Hi Deuterium
Yeah, I can't fault the chart you've made, but as SM writes, they are clearly on the FTL wagon -> 34.5 light years in 2 years and I'm thinking this is Earth time, not ship time. I believe the dates we know from background files on Project Prometheus confirms this. As general relativity dictates, it requires an almost infinite amount of energy to accelerate an object with mass to light speed, so I'm guessing they found a short cut - manipulating the space-time fabric surrounding the ship or something. A Voodoo FTL drive
Quote from: ChrisPachi on Oct 26, 2012, 06:02:58 AM
Remember the first shot we get of the Prometheus; it's just a small speck of light steaming across a backdrop of stars.
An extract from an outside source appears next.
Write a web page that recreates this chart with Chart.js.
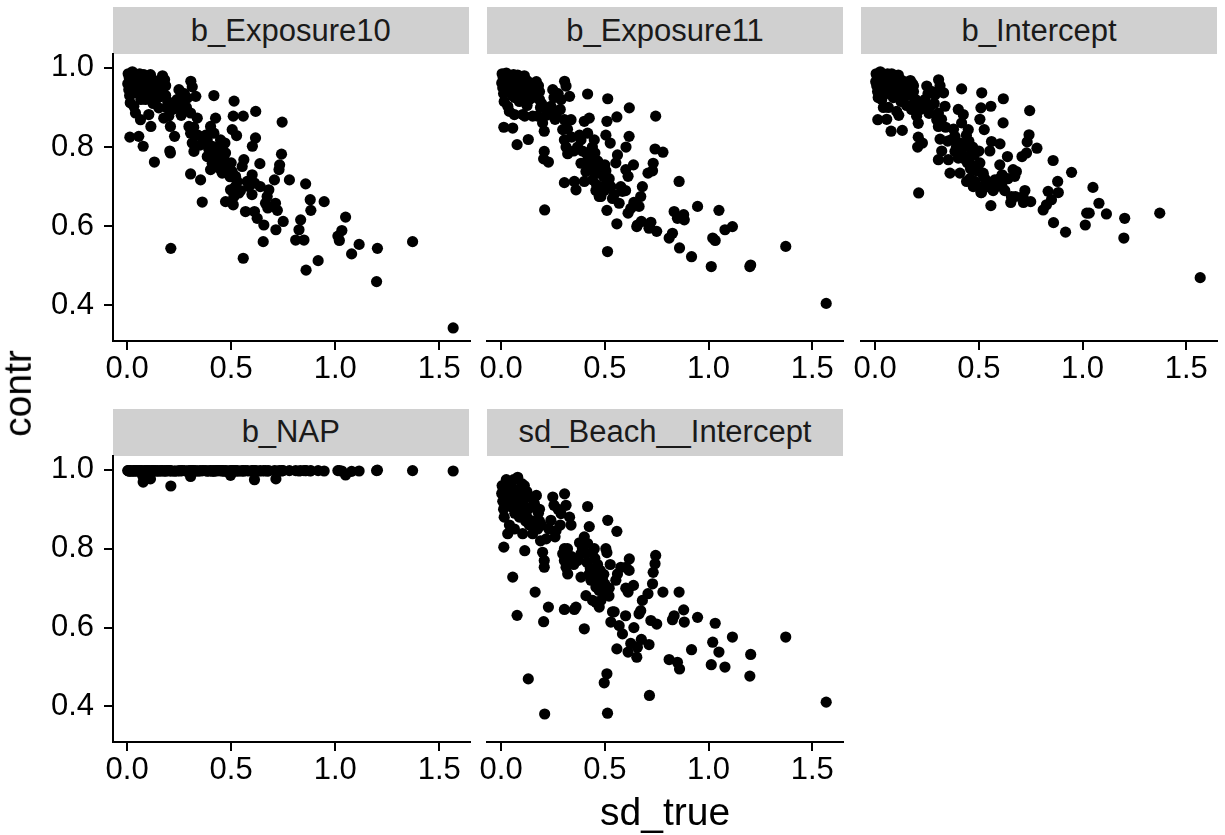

Sure, it's just an effect, but then again there it is on screen - the Prometheus moving through space at whatever speed it is meant to be going to get to LV-223, and that speed must be sub-light for that shot to make any sense.
Unless of course it was slowing down, and that makes total sense and I'll shut up now.
That's what I'm thinking - it's slowing down. When the ship enters the planetary system, it starts to bank forward from the deceleration, making David alert of what's going on. With that said - an outside camera traveling at the same speed as the ship, would just show the ship and the backdrop of thousands of remote stars, even at FTL speeds. No swooshing light effects like when the Falcon goes into hyperspace - the stars are waaaay to far away to display this effect.